---- RECORDS PROVIDED

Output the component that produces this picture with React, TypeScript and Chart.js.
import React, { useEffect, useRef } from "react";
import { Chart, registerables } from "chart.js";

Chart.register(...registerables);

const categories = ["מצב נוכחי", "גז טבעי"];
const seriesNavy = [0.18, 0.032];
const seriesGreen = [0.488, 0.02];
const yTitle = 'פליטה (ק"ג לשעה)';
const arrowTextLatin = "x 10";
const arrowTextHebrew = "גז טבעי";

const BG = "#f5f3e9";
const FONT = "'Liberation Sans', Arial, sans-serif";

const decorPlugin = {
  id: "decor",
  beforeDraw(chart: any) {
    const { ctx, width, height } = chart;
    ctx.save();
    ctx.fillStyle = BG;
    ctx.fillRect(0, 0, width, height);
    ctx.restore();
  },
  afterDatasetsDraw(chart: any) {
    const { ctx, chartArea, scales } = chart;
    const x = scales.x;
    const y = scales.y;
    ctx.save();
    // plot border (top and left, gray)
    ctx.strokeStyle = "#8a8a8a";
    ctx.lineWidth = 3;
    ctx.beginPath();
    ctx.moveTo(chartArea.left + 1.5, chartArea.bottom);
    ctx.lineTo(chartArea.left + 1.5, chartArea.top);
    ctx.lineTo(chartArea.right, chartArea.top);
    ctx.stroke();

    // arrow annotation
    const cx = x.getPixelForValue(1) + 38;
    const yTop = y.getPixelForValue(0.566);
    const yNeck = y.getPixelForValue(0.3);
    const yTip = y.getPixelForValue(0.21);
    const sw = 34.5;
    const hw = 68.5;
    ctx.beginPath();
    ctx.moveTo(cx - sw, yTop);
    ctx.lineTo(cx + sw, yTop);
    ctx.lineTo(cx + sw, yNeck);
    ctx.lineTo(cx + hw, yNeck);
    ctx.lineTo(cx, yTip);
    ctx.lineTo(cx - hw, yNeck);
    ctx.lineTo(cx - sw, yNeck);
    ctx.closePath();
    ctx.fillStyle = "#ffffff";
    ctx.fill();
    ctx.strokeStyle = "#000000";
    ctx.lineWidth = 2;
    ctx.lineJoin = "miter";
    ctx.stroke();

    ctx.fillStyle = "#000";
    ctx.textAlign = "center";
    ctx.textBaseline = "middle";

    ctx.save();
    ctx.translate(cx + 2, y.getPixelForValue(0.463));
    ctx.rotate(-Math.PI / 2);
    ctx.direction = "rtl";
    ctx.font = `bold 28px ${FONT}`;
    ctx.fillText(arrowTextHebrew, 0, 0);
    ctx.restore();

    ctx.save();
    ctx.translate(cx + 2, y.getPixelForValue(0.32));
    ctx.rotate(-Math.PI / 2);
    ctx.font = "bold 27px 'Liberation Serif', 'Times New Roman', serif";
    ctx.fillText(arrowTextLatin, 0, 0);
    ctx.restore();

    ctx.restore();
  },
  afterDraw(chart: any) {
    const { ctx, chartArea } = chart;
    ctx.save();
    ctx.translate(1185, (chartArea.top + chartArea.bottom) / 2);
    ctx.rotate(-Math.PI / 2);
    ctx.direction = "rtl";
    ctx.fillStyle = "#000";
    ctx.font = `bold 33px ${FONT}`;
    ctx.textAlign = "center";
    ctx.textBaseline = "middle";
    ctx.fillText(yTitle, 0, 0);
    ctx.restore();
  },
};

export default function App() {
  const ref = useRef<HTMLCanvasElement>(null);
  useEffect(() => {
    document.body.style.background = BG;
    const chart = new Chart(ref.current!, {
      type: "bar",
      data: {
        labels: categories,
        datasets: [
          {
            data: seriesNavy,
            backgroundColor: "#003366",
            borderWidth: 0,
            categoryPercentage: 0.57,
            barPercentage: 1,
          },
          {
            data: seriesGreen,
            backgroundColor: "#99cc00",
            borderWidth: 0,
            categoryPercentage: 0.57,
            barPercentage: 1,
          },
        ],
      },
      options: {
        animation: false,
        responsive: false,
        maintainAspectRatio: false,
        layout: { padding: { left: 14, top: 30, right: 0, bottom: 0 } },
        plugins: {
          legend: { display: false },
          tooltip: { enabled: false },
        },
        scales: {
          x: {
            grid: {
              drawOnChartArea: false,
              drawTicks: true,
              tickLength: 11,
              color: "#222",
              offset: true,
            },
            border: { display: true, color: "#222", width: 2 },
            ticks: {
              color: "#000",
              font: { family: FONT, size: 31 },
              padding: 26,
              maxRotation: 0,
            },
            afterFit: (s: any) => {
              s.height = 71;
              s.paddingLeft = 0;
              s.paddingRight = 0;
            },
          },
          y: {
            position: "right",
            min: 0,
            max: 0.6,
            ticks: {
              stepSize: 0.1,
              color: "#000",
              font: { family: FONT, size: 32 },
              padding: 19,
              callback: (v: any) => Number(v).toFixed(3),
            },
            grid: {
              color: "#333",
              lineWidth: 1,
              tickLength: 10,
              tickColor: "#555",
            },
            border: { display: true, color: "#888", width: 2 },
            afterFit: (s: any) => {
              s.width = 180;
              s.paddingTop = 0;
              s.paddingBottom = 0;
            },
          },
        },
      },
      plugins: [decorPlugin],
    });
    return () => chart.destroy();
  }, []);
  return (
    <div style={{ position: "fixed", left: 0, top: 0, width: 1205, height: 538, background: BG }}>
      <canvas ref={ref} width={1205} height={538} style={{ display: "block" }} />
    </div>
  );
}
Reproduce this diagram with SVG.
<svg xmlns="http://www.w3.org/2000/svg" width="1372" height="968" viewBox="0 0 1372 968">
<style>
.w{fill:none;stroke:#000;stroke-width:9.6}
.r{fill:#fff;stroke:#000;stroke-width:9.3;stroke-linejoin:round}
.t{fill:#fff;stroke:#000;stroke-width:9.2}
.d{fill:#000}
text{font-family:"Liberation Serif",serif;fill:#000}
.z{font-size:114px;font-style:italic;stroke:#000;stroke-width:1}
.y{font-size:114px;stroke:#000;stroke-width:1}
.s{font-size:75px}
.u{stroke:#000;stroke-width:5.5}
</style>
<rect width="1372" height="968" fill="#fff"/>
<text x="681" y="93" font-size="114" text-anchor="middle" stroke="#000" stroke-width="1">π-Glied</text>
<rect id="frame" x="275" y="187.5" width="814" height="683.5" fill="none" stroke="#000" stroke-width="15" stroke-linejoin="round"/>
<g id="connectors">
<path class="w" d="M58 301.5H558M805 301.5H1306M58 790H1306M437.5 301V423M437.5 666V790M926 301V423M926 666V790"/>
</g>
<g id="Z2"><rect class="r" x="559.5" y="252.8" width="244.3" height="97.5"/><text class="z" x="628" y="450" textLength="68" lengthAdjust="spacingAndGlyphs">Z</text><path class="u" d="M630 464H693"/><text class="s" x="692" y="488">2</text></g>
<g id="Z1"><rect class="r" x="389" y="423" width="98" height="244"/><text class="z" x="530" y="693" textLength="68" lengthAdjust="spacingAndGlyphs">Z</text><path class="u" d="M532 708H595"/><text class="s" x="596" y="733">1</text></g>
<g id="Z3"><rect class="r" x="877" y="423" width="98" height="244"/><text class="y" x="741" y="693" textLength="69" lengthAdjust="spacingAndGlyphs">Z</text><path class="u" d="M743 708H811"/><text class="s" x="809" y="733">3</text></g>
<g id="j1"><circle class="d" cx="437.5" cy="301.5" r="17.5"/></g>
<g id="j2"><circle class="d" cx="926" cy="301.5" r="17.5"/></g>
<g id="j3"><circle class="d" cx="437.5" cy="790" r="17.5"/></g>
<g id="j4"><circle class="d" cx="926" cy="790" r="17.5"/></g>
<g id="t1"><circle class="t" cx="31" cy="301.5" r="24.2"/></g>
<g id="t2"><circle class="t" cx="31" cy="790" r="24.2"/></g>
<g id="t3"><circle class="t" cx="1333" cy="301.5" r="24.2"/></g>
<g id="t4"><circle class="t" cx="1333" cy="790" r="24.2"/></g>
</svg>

--------

- _WHAT TO DO_
From the entries above, copy out every line where the string "this" appears.

- _ANSWER IN FULL_
Output the component that produces this picture with React, TypeScript and Chart.js.
Reproduce this diagram with SVG.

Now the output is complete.